So, I've officially crossed over the poverty line and been promoted from prole to underling. I am out of the union and making a living wage for a change. It saddens me how happy this makes me. If you give a dog a bone he will gnaw to his content rather than get up to chase the rabbits, or something. But really, my whole outlook has brightened from the last time I posted; it seems eons ago... This is a good thing not only because I am making more money but also because I am now on salary, which means I will probably have more time with the fam and to myself. Which in turn means more time to write, or think up fun things to do, or branch out, maybe actually make some friends, you know... do stuff.

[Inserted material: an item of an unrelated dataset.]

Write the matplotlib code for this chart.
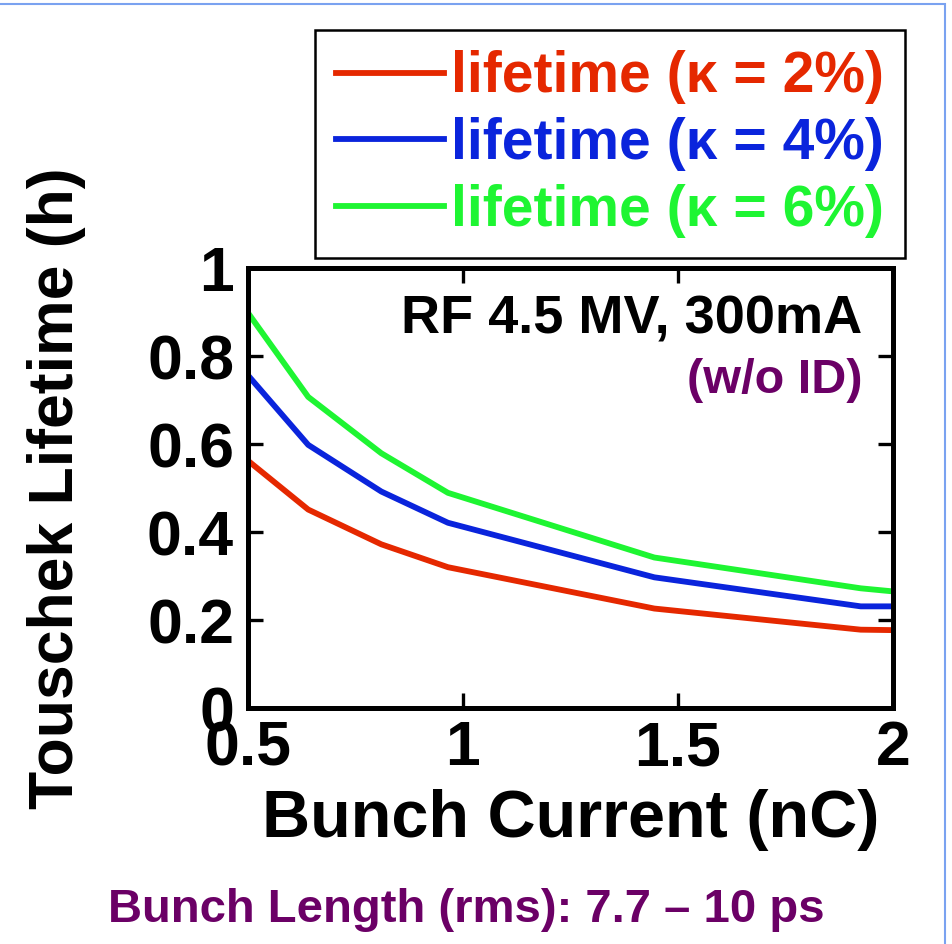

I am pretty sure I discussed the subtle oppression of wage slavery in my previous post. I still think that it is fundamentally unfair how money equals freedom in our society. I still find it ironic that so many people (specifically professionals) spend the majority of their time working and accumulating and then don't have the time to enjoy it all. There is a line, difficult to walk, where you have enough, and enough time to enjoy it- this is what I hope to do. Then there is the fantasy of unlimited and resources and unlimited time to do with them what you will. For most people (read: lottery players) they yearn for this, but when confronted with the blank canvas of such vast possibilities they don't know what to do with themselves and get lost in dissipation. There have been studies that have shown that many people are unhappier after winning the lotto than they were beforehand. Not me though, I flatter myself that I am uniquely suited to a life of leisure and quite capable of finding meaning and creating structure outside the framework of a 9 to 5 mainstay.
Nonetheless, this new job should manage to present more of a challenge and prove more interesting than my last position. It is my first real job in the sense of a salary, benefits, a company phone and corporate credit card. I'll even be traveling some of the time. woo!